Much the same could be said of Algeria’s economy.
The oil and gas sector that powers Algeria’s economy badly needs a fresh injection of foreign investment, experts say, but an overhaul of key legislation that has been blamed for hampering new investment would only be a start. Ironically, another obstacle may be ongoing demonstrations by protesters sick of waiting for economic growth. Geopolitical instability is anathema to oil and gas investors.
“It is unlikely that any significant positive output change will take place before the end of the next decade,” said Mostefa Ouki, a senior research fellow at the Oxford Institute for Energy Studies.
Algeria’s oil production has sagged from 1.3 million barrels a day in 2007 to just 950,000 this year. Insiders chalk up the decline to maturing oil fields that yield oil in ever-diminishing volumes, sporadic terrorist activity and — the most commonly cited factor — an overweening hydrocarbons law, amended in 2006, that sent foreigners running.
The upshot has been disappointing GDP growth and persistently high unemployment, with youth unemployment recently as high as 31%. For a country of 41 million where the average person is only 28, the figures are eye-watering numbers.
Accounting for as much as 95% of all foreign export earnings and some one-third of gross domestic product (GDP), Algeria’s flagging oil and gas sector no longer provides the robust growth that the ruling political class, underwritten by the military, has counted on to sustain popular support. The government has long subsidized the costs of food and other staples, but it has been forced in recent years to begin to restrict those handouts.
Nevertheless, Algeria has taken some steps recently to reinvigorate investment. Last month, the lower house of parliament, the Algerian People’s National Assembly, adopted a much-hyped overhaul of the country’s hydrocarbons law, which governs foreign investment into the sector. The new law would reduce taxes imposed on investors and give them more contractual flexibility in their relationship with the state oil company, Sonatrach. According to oil news agency S&P Global Platts, government officials tout the draft law as a return to the era in the 1980s when looser tax provisions lured a plethora of oil companies to Algerian shores.
Crucially, however, the new law does not retract a provision viewed as sacrosanct: foreign oil companies will still be required to enter a partnership with Sonatrach in which they own no more than 49% of the business.
Experts are doubtful that either the revamped hydrocarbons bill or other changes will bear fruit, at least anytime soon.

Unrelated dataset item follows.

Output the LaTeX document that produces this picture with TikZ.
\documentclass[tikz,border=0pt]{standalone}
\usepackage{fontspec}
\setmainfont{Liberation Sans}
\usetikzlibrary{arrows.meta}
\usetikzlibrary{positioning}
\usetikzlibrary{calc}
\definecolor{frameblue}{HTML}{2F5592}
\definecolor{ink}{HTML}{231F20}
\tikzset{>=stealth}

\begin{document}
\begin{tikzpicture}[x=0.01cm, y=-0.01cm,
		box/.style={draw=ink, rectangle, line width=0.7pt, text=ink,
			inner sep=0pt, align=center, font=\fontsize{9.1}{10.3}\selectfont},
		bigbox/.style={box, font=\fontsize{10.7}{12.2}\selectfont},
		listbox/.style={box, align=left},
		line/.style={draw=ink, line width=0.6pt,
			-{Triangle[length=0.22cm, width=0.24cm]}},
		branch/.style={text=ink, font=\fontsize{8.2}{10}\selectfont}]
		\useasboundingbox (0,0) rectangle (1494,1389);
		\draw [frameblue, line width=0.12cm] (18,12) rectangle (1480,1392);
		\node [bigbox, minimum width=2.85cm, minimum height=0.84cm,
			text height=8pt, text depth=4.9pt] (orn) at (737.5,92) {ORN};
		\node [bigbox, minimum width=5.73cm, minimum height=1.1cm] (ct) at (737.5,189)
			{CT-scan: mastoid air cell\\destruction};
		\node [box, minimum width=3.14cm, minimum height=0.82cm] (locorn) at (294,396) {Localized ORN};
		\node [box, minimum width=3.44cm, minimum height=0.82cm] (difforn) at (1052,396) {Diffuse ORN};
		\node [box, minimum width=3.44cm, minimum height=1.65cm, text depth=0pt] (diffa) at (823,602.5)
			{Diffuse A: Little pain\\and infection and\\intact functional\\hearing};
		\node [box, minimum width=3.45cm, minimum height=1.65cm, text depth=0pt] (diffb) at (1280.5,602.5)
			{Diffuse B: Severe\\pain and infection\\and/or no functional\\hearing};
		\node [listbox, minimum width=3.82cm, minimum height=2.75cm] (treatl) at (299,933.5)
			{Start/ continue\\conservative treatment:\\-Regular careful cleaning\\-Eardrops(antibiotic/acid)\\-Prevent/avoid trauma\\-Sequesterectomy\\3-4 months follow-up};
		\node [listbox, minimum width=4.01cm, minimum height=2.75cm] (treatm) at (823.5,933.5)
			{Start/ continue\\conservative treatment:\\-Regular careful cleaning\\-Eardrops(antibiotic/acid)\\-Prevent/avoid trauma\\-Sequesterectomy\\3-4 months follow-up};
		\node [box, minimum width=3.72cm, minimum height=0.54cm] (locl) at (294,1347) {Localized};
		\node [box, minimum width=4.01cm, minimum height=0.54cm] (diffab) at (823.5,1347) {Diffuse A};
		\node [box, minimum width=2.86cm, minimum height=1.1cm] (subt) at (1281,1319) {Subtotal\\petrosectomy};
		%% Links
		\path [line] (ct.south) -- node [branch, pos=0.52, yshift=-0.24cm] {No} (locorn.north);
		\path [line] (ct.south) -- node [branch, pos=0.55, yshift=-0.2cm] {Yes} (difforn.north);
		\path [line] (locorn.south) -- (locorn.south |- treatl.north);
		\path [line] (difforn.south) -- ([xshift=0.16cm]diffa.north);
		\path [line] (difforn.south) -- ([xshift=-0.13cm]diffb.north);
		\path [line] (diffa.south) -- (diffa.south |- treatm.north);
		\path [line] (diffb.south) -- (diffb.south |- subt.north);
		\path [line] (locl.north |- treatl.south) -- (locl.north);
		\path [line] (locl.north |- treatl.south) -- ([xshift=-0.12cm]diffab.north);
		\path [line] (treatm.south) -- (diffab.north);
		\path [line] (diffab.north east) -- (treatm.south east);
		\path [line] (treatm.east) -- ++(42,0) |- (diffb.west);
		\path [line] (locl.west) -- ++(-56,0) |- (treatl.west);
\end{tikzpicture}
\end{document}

“[T]here are many moving parts in this jigsaw of political risk and having the optimal conditions in place is a big ask,” said Anthony Skinner, a director at research and consultancy firm Verisk Maplecroft. “If the draft hydrocarbons law passes through the upper house of parliament, the presidential election takes place as planned on 12 December, Algeria witnesses political normalisation, and the momentum enjoyed by Hirak diminishes, then the administration will be in a strong position to boost production.”
“[Oil and gas] investors need to feel that the investment climate is stable and predictable – conditions which do not currently exist,” Skinner said.

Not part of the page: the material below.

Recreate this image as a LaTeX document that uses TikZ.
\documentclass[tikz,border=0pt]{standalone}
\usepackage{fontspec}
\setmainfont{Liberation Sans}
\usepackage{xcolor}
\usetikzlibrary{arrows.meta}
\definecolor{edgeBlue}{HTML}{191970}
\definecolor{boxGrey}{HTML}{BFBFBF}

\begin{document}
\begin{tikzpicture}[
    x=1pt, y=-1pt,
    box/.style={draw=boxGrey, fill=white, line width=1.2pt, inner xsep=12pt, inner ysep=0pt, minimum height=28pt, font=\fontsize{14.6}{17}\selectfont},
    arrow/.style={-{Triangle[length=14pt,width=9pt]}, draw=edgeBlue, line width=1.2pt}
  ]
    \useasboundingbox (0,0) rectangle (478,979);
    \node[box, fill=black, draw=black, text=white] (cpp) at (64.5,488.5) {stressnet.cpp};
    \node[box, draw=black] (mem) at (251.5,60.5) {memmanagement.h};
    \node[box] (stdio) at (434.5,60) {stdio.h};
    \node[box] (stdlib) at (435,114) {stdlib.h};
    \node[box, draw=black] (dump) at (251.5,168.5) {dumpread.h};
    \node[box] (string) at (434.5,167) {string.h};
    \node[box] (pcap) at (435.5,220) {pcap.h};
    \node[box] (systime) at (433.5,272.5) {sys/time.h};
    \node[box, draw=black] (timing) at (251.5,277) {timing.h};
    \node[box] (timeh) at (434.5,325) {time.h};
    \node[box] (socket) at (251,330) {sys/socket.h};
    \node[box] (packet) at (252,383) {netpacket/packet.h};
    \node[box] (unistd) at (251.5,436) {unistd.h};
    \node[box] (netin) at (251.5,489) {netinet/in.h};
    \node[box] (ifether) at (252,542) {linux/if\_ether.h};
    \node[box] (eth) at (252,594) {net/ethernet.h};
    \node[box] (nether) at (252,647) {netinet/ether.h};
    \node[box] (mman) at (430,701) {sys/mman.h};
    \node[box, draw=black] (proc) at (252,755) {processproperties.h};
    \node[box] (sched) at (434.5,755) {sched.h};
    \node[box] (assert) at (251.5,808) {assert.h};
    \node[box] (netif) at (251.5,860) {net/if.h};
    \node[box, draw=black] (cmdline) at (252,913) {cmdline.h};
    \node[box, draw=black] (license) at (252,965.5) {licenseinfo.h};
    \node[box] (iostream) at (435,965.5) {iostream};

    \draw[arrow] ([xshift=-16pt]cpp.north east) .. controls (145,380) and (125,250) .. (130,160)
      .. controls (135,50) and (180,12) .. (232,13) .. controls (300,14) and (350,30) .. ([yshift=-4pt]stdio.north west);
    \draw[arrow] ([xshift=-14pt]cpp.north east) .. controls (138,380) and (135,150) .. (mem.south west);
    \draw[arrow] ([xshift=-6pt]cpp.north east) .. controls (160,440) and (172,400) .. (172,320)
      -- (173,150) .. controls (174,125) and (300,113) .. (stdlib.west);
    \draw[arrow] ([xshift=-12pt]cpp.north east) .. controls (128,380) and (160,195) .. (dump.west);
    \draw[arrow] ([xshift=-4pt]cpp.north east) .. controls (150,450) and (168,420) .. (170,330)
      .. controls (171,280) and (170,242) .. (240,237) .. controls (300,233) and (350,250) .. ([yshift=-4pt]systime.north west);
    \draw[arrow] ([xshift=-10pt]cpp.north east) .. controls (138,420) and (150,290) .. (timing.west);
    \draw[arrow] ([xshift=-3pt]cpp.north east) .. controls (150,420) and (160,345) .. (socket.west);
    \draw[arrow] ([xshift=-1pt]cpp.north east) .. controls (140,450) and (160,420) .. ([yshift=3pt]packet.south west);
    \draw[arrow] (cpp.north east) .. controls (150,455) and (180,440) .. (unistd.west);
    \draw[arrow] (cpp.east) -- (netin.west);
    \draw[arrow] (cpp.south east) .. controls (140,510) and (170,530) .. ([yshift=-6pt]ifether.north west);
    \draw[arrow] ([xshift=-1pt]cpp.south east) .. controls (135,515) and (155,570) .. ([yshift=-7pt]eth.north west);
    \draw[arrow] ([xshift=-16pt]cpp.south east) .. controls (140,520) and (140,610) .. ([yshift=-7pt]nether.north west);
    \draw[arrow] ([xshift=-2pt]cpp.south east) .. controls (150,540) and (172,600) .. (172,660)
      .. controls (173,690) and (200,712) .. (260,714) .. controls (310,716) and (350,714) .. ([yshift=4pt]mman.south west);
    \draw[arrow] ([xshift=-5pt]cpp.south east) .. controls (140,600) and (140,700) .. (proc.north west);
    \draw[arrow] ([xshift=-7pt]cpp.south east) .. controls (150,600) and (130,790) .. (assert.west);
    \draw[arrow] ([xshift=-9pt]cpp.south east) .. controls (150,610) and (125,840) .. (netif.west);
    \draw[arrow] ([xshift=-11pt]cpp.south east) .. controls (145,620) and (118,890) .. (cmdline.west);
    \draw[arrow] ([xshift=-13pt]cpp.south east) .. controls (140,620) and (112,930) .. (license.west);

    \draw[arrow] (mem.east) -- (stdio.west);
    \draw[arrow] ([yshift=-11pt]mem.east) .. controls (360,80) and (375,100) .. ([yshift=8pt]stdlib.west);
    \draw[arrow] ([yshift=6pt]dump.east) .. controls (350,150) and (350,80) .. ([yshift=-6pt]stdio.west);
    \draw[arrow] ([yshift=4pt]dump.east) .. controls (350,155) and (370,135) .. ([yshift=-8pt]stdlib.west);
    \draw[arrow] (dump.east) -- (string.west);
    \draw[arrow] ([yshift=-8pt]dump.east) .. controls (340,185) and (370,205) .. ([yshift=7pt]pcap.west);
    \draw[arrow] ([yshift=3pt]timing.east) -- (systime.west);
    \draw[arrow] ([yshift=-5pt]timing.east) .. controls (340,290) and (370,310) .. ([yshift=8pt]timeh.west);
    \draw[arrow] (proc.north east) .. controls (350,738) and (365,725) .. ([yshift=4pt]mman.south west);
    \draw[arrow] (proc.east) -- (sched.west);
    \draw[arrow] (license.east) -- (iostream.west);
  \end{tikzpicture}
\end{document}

Perhaps ironically, demonstrations by protesters are a big reason why investors hesitate to get more involved. Oil and gas companies fear that Hirak threatens to disrupt oil drilling and that local communities will resist unconventional exploration. In some cases this fear is only a suspicion, but it doesn’t help that protesters vigorously opposed passage of the revamped hydrocarbons law, arguing that the current caretaker government lacks the authority to pass it.
“There is a pervasive sense within Hirak that increasing oil and gas reserves and production means ceding control of the sector to foreign firms and the movement is staunchly opposed to that,” said Geoff Porter of North Africa Risk Consulting, or NARCO.
Porter said that, if the hydrocarbons law is passed and investors are inclined to open up new drilling sites, it could still be three years or more from before Algeria sees any additional oil production.
If Algeria similarly fails to resolve its political stalemate, it could be a long three years.